Il y a en plus une certaine fragilité dans le propos policier. On sent qu’il s’y connaît, qu’il s’est renseigné sur la Corse et-tout et-tout mais ça serait sympa de demander à des corses si ce n’est pas un peu cliché… pareil avec le corps policier. L’homme est géographe, apparemment. Ça tombe bien parce que les descriptions géographiques sont les seules descriptions réussies, qui permettent bien de visualiser le décor. Mais le reste… le plus gênant est probablement les descriptions du corps de la femme, un défaut récurrent chez un homme, où il pense qu’une femme est OB-NU-BI-LÉE par son physique et notamment sa poitrine. Pour comprendre à quel point les descriptions de la poitrine de chaque personnage féminin sont problématiques, c’est comme si, moi, en tant que femme, j’essaye de me mettre dans la peau d’un homme et je partais du principe que les hommes passent leur vie à se regarder leurs couilles et ceux du voisin et à les décrire.

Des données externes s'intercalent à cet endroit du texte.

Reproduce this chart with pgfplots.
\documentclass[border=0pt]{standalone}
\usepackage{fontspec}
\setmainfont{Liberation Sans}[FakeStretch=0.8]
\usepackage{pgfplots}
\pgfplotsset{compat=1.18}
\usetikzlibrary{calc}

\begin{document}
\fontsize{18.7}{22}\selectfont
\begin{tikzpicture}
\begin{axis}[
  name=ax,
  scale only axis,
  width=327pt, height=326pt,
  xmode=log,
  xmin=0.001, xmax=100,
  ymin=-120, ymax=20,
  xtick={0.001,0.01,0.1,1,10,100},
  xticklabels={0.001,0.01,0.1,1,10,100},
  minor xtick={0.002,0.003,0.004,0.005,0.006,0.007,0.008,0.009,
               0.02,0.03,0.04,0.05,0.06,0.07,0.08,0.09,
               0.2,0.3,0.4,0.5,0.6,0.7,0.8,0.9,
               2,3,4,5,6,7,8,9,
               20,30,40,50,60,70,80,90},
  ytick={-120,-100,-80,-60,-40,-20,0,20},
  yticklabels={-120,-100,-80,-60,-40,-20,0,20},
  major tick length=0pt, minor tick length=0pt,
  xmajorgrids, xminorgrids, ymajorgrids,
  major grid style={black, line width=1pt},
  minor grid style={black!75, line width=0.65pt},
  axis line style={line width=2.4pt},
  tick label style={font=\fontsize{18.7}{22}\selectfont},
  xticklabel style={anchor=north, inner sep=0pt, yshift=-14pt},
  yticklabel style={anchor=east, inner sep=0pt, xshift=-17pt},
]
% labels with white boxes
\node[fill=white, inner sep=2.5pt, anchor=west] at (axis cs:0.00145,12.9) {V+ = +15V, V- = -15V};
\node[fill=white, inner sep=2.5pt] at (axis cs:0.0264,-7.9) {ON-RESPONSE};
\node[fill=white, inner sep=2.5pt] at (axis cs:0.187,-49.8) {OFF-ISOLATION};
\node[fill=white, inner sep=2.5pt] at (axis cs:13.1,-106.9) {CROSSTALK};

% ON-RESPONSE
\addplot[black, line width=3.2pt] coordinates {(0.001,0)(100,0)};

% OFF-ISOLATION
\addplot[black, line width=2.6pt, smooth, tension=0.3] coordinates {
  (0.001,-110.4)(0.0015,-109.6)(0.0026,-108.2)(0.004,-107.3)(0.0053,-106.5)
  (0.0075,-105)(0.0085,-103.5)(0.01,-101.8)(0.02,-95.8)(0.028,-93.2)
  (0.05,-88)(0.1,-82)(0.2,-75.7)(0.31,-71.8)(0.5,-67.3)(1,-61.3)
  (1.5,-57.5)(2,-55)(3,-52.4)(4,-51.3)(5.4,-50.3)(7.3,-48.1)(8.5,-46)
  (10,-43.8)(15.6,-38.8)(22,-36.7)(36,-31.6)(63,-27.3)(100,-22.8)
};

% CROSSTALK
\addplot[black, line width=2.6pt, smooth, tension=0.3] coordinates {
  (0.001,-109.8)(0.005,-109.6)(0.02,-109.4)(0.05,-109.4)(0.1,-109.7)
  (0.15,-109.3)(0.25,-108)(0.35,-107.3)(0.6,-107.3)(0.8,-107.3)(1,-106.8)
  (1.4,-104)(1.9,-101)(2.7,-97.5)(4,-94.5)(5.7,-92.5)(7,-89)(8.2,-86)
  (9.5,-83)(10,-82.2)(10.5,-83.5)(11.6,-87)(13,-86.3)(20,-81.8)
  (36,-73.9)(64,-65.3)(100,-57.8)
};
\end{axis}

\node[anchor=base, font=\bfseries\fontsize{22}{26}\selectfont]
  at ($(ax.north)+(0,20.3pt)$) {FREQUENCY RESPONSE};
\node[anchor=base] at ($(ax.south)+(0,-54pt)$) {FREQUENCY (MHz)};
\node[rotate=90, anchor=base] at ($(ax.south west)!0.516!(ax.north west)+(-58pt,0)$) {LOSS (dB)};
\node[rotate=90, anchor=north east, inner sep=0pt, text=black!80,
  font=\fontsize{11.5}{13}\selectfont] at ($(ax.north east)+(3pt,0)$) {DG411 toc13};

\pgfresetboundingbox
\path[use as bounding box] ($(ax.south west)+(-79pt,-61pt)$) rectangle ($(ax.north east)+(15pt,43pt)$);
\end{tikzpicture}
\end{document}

Mais, dans l’ensemble, Bussi n’arrive à se mettre dans la peau d’une femme. Surtout d’une ado de 15 ans ! Enfin, encore que, on peut se dire qu’à cet âge-là, notre corps changeant, une fille est obnubilée par le corps et la poitrine… mouais ! Ça reste gênant d’avoir une gamine qui décrit sa mère de manière sensuelle. Non, vraiment, je ne sais pas comment il imagine une enfant de 15 ans mais ce n’est pas ça…

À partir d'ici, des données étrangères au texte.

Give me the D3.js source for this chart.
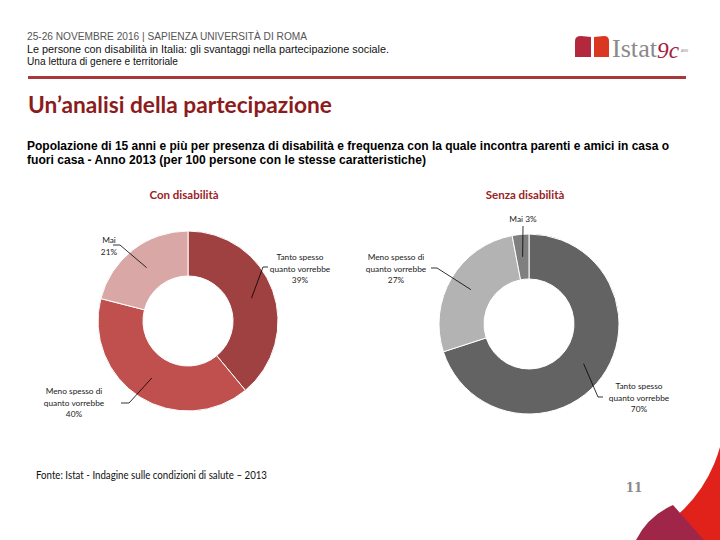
<!DOCTYPE html>
<html><head><meta charset="utf-8">
<script src="https://cdn.jsdelivr.net/npm/d3@7"></script>
<style>body{margin:0;background:#fff}svg{display:block}</style>
</head><body>
<script>
// ---- data ----
const categories = ["Tanto spesso quanto vorrebbe", "Meno spesso di quanto vorrebbe", "Mai"];
const conDisabilita = [39, 40, 21];
const senzaDisabilita = [70, 27, 3];
const groupTitles = ["Con disabilità", "Senza disabilità"];
const leftLabels = [["Tanto spesso","quanto vorrebbe","39%"],["Meno spesso di","quanto vorrebbe","40%"],["Mai","21%"]];
const rightLabels = [["Tanto spesso","quanto vorrebbe","70%"],["Meno spesso di","quanto vorrebbe","27%"],["Mai 3%"]];
const leftColors = ["#9e4140", "#c0504e", "#d9a7a6"];
const rightColors = ["#636363", "#b3b3b3", "#7f7f7f"];

const W = 720, H = 540;
const svg = d3.select("body").append("svg").attr("width", W).attr("height", H);

// decorative bottom-right corner
svg.append("path").attr("d", "M600,440 L720,440 L720,540 L600,540 Z").attr("fill", "#e1221b");
svg.append("circle").attr("cx", 585).attr("cy", 410).attr("r", 140).attr("fill", "#fff");
svg.append("path").attr("d", "M636,540 Q648,516 673,505 L704,540 Z").attr("fill", "#9f2649");
svg.append("text").attr("x", 634).attr("y", 492).attr("text-anchor", "middle")
  .attr("font-family", "DejaVu Serif, serif").attr("font-weight", "bold").attr("font-size", 12)
  .attr("fill", "#8a8a8a").text("11");

// header
const hdrFont = "Liberation Sans Narrow, Liberation Sans, Arial, sans-serif";
svg.append("text").attr("x", 27).attr("y", 40).attr("font-family", hdrFont).attr("font-size", 10.5)
  .attr("fill", "#555").attr("textLength", 280).attr("lengthAdjust", "spacingAndGlyphs")
  .text("25-26 NOVEMBRE 2016 | SAPIENZA UNIVERSITÀ DI ROMA");
svg.append("text").attr("x", 27).attr("y", 53).attr("font-family", hdrFont).attr("font-size", 10.5)
  .attr("fill", "#111").attr("textLength", 362).attr("lengthAdjust", "spacingAndGlyphs")
  .text("Le persone con disabilità in Italia: gli svantaggi nella partecipazione sociale.");
svg.append("text").attr("x", 27).attr("y", 65).attr("font-family", hdrFont).attr("font-size", 10.5)
  .attr("fill", "#111").attr("textLength", 151).attr("lengthAdjust", "spacingAndGlyphs")
  .text("Una lettura di genere e territoriale");
svg.append("rect").attr("x", 28).attr("y", 76).attr("width", 658).attr("height", 3).attr("fill", "#a8383a");

// logo
svg.append("path").attr("d", "M575,57 L575,41 Q575,36 581,36 L591,37 L591,57 Z").attr("fill", "#b3283d");
svg.append("path").attr("d", "M594,57 L594,37 L604,36 Q609,36 609,41 L609,57 Z").attr("fill", "#d93722");
svg.append("text").attr("x", 612).attr("y", 57).attr("font-family", "Liberation Serif, serif")
  .attr("font-size", 25).attr("fill", "#8a8a8a").attr("textLength", 45).attr("lengthAdjust", "spacingAndGlyphs").text("Istat");
svg.append("text").attr("x", 657).attr("y", 58).attr("font-family", "Liberation Serif, serif").attr("font-style", "italic")
  .attr("font-size", 24).attr("fill", "#a3213c").attr("textLength", 22).attr("lengthAdjust", "spacingAndGlyphs").text("9c");
svg.append("text").attr("x", 681).attr("y", 52).attr("font-family", "Liberation Sans, sans-serif")
  .attr("font-size", 3).attr("fill", "#888").text("ANNI");

// title
svg.append("text").attr("x", 28).attr("y", 113).attr("font-family", "Lato, sans-serif").attr("font-weight", "bold")
  .attr("font-size", 22).attr("fill", "#8c1b1b").attr("textLength", 304).attr("lengthAdjust", "spacingAndGlyphs")
  .text("Un’analisi della partecipazione");

// subtitle
svg.append("text").attr("x", 27).attr("y", 150).attr("font-family", hdrFont).attr("font-weight", "bold")
  .attr("font-size", 12.5).attr("fill", "#000").attr("textLength", 642).attr("lengthAdjust", "spacingAndGlyphs")
  .text("Popolazione di 15 anni e più per presenza di disabilità e frequenza con la quale incontra parenti e amici in casa o");
svg.append("text").attr("x", 27).attr("y", 164).attr("font-family", hdrFont).attr("font-weight", "bold")
  .attr("font-size", 12.5).attr("fill", "#000").attr("textLength", 399).attr("lengthAdjust", "spacingAndGlyphs")
  .text("fuori casa  - Anno 2013 (per 100 persone con le stesse caratteristiche)");

// source
svg.append("text").attr("x", 36).attr("y", 479).attr("font-family", "Lato, sans-serif")
  .attr("font-size", 11).attr("fill", "#111").attr("textLength", 231).attr("lengthAdjust", "spacingAndGlyphs")
  .text("Fonte: Istat - Indagine sulle condizioni di salute – 2013");

// donuts
const outerR = 90, innerR = 45;
const pie = d3.pie().sort(null).value(d => d);
const arc = d3.arc().innerRadius(innerR).outerRadius(outerR);
const midArc = d3.arc().innerRadius(67.5).outerRadius(67.5);

// label layout (text centre x, first-line baseline y, elbow point, end point)
const leftLayout = [
  {tx: 300, ty: 260, elbow: [263, 267], end: [268, 267]},
  {tx: 74, ty: 394, elbow: [129, 403], end: [121, 403]},
  {tx: 109, ty: 243, elbow: [120, 245], end: [113, 245]}
];
const rightLayout = [
  {tx: 639, ty: 389, elbow: [598, 397], end: [603, 397]},
  {tx: 396, ty: 260, elbow: [437, 268], end: [431, 268]},
  {tx: 523, ty: 222, elbow: [523, 226], end: [523, 226]}
];

function donut(cx, cy, values, colors, labels, layout, title) {
  const g = svg.append("g").attr("transform", `translate(${cx},${cy})`);
  const arcs = pie(values);
  g.selectAll("path.slice").data(arcs).join("path").attr("class", "slice")
    .attr("d", arc).attr("fill", (d, i) => colors[i]).attr("stroke", "#fff").attr("stroke-width", 1);
  svg.append("text").attr("x", cx - 4).attr("y", 199).attr("text-anchor", "middle")
    .attr("font-family", "Lato, sans-serif").attr("font-weight", "bold").attr("font-size", 11.5)
    .attr("fill", "#9b2226").text(title);
  arcs.forEach((a, i) => {
    const c = midArc.centroid(a);
    const L = layout[i];
    const pts = [[cx + c[0], cy + c[1]], L.elbow, L.end];
    svg.append("path").attr("d", d3.line()(pts)).attr("fill", "none").attr("stroke", "#000").attr("stroke-width", 0.8);
    const t = svg.append("text").attr("text-anchor", "middle").attr("font-family", "Lato, sans-serif")
      .attr("font-size", 8.3).attr("fill", "#222");
    labels[i].forEach((line, k) => {
      t.append("tspan").attr("x", L.tx).attr("y", L.ty + k * 11.5).text(line);
    });
  });
}
donut(188, 321, conDisabilita, leftColors, leftLabels, leftLayout, groupTitles[0]);
donut(529, 324, senzaDisabilita, rightColors, rightLabels, rightLayout, groupTitles[1]);
</script>
</body></html>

Néanmoins, ça me rassure que tous les défauts de l’adaptation ne soient pas ceux du livre. Ainsi, bien que je considère que la gamine aurait toujours dû être amnésique, je suis ravie d’apprendre que, au moins dans le livre, il y a l’excuse qu’il faisait NUIT dans la voiture, ce qui explique qu’elle n’ait jamais vraiment réalisé que ce n’était pas sa mère à côté d’elle. Pareil, c’est la première fois qu’elle retourne en Corse ET qu’elle emmène sa fille. Cette dernière ne visitait jamais la Corse avant. Et puis c’est là aussi où tu comprends clairement qu’il ne fallait pas huit épisodes mais à peine quatre ! Parce que, oui, la prémisse de base est sympa mais très simple ! Et comme en plus, Bussi s’est foutu la contrainte de raconter le passé que du point de vue de la gamine et via son journal intime, on a très peu d’éléments qui permettent de nous donner un décor clair et précis sur l’été corse 1989 ! Du coup, il a fallu rajouter toutes ces scènes dans la série pour détailler le conflit entre Salomé, Palma et Paul, à peine effleuré dans le livre ! Et ça crée cette redondance de scènes où Salomé crie sa jalousie et on rajoute des intrigues qui n’ajoutent pas grand-chose mais alourdissent le propos. Et puis, la série réussissait à rendre le McGuffin qu’était le journal encore plus abracadabrantesque que le livre (tu ne sais pas qui l’avait en sa possession, mais au moins, ce n’était pas quinze personnes !).
En fait, le plus gros problème de la série était qu’ils ont dû rajouter des détails, modifier d’autres voire les étoffer, quitte à les contredire, parce que le livre ne vaut pas une adaptation en huit épisodes (j’ai dit à peine quatre, plus haut, mais personnellement, j’aurais fais deux téléfilms d’une heure trente). Parce que le livre a une intrigue policière trop fine et pas assez bien exploitée.
Parce que, au fond, ça reste un divertissement littéraire d’été, qu’on oublie bien vite à la rentrée.